Thursday, November 02, 2006

rainy days.

like out of the sudden, i dun feel like doing anything at all. i dun feel like talking. i dun feel like eating (thats because i've just eaten). and i dun even feel like going to school.

i used to like rainy days though. when one's not feeling that lonely of course. we could run about teasing each other in the rain, with those laughters that never did exist (i'm making this up, its always nice to have a scene like this). yet now all that relates me to the rain is me swearing and cursing at the weather for getting me all drenched.

all my life i've been living for the passion i have for art, for a love that we would all wanna die for, which these days, we can hardly even hear anyone breathing anything about it at all! have they all been vaporised or what? for once i wish that now's prolly the best time for a wake up call, to get myself socially integrated.

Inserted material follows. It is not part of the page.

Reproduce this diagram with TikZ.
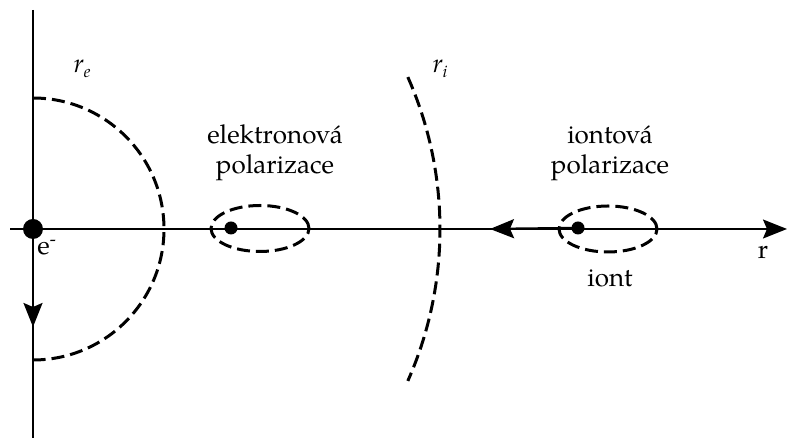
\documentclass[tikz,border=0pt]{standalone}
\usepackage{fontspec}
\setmainfont{texgyrepagella}[Extension=.otf, UprightFont=*-regular, ItalicFont=*-italic, BoldFont=*-bold]
\usetikzlibrary{arrows.meta}
\begin{document}
\begin{tikzpicture}[x=1pt,y=1pt,
  axis/.style={line width=1.8pt},
  dsh/.style={line width=3pt, dash pattern=on 13pt off 6pt},
  bigdot/.style={circle, fill=black, inner sep=0pt, minimum size=20pt},
  smalldot/.style={circle, fill=black, inner sep=0pt, minimum size=13pt},
  tip/.style={-{Stealth[length=24pt,width=19pt,inset=4pt]}},
  lbl/.style={font=\fontsize{26}{30}\selectfont, inner sep=0pt, align=center}]
\useasboundingbox (0,0) rectangle (788,438);
% axes
\coordinate (xl) at (10,209);
\coordinate (xr) at (787,209);
\coordinate (yt) at (33,428);
\coordinate (yb) at (33,0);
\draw[axis] (yt) -- (yb);
\draw[axis, tip] (xl) -- (xr);
% origin electron
\node[bigdot] (O) at (33,209) {};
\coordinate (down) at (33,111);
\draw[axis, line width=2.2pt, tip] (O.center) -- (down);
% r_e semicircle
\draw[dsh] (33,340) arc[start angle=90, end angle=-90, radius=131];
% r_i arc
\draw[dsh] ([shift={(65,209)}]23.9:375) arc[start angle=23.9, end angle=-23.9, radius=375];
% electronic polarization
\node[smalldot] (a) at (231,210) {};
\draw[dsh] (260,209.5) ellipse[x radius=49, y radius=23];
% ionic polarization
\node[smalldot] (b) at (578,210) {};
\draw[dsh] (608,209) ellipse[x radius=49, y radius=23];
\coordinate (bl) at (490,209);
\draw[line width=2.4pt, tip] (b.center) -- (bl);
% labels
\node[lbl] (re) at (82,369) {\textit{r}\raisebox{-5pt}{\fontsize{17}{20}\selectfont\textit{e}}};
\node[lbl] (ri) at (440,369) {\textit{r}\raisebox{-5pt}{\fontsize{17}{20}\selectfont\textit{i}}};
\node[lbl] (e) at (47,190) {e\textsuperscript{-}};
\node[lbl] (ep) at (275,285) {elektronová\\polarizace};
\node[lbl] (ip) at (610,285) {iontová\\polarizace};
\node[lbl] (iont) at (610,160) {iont};
\node[lbl] (r) at (763,186) {r};
\end{tikzpicture}
\end{document}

you guys shld just check out clara's post today, it reminded me of something similiar which i've said to someone awhile ago(i cant remember who), that i really do not need a someone who would bear me 10 kids, to stay at home every other day thinking of what to cook for dinner tonight, forever busy with the washing machine and vacuum cleaner. i could have just marry a maid for that!

comon... just someone simple that i could learn to love. to share my everyday with. it doesnt matter if its gonna take awhile for me to meet that someone. but pls if you could hear me, dun deprive me from this gift.

also, i think its time for me to start building the numbers in my pathetic bank account, and stop spending too much on my equipments. well, at least i'll try to.